Required task
Starting at the first line of the listing below, repeat each line up to and including the one containing "from matplotlib.patches import Rectangle". Leave out pictures.

(Plotting code records)
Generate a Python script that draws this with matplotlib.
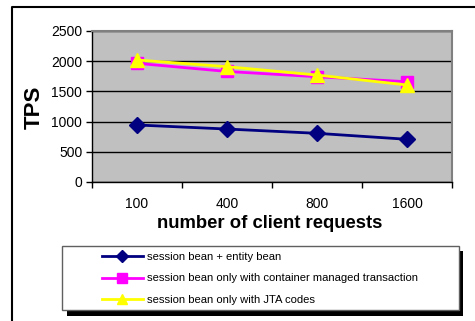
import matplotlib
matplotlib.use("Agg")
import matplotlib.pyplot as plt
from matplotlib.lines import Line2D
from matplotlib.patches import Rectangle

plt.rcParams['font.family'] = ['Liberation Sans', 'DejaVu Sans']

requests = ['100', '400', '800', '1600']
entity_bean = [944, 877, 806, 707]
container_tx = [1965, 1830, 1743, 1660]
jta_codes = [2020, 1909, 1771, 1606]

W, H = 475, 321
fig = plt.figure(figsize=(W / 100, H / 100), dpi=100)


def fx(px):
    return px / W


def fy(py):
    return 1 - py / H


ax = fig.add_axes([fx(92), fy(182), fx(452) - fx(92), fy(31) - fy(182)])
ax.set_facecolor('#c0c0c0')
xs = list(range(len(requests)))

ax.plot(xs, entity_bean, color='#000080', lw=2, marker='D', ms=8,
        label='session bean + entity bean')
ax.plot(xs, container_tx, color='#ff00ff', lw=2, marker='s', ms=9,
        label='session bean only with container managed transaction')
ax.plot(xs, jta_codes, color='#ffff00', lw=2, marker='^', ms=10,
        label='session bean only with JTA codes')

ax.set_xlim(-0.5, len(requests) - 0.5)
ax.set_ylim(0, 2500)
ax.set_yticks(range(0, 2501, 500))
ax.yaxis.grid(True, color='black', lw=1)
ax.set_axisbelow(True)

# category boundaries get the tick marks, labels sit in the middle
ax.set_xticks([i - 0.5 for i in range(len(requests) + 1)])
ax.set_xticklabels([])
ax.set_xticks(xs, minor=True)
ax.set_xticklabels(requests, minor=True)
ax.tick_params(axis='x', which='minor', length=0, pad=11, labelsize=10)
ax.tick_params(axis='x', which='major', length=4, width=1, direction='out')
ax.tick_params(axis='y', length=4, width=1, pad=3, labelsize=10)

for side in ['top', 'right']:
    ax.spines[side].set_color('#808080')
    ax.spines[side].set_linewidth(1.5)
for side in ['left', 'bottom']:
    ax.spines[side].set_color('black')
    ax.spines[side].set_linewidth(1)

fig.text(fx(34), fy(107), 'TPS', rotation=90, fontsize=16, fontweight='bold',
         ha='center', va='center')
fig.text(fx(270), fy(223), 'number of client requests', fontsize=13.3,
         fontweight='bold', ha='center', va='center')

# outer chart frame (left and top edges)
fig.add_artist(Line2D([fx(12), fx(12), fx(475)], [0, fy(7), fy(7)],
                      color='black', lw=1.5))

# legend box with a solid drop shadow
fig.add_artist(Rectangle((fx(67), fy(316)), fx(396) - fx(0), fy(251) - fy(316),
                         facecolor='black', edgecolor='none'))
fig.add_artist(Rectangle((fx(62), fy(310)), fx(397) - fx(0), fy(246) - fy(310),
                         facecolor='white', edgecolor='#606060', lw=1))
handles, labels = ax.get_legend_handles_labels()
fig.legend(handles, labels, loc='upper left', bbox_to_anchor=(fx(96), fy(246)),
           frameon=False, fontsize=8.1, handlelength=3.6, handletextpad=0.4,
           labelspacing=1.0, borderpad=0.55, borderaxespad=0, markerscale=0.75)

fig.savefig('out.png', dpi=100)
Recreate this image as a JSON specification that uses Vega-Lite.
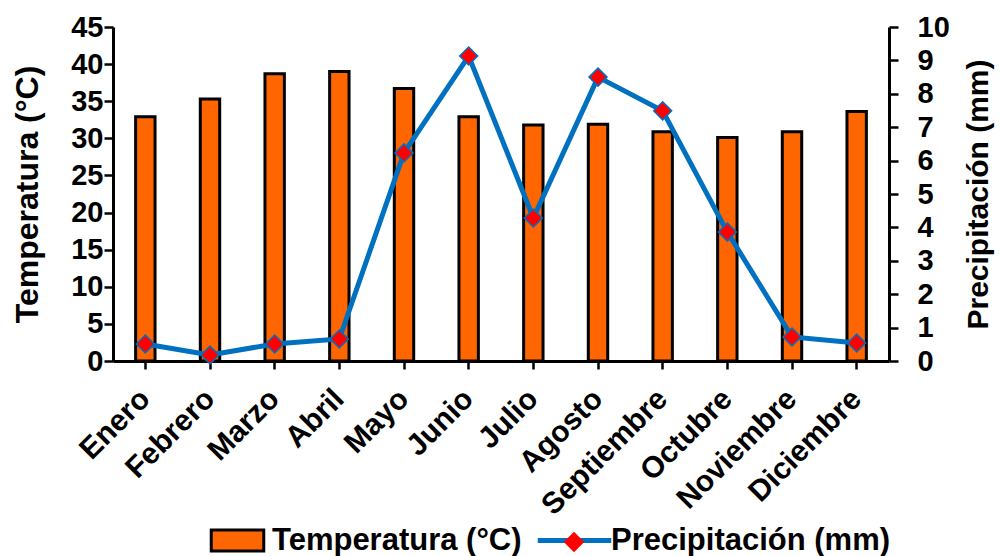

Task response
Generate a Python script that draws this with matplotlib.
import matplotlib
matplotlib.use("Agg")
import matplotlib.pyplot as plt
from matplotlib.lines import Line2D
from matplotlib.patches import Rectangle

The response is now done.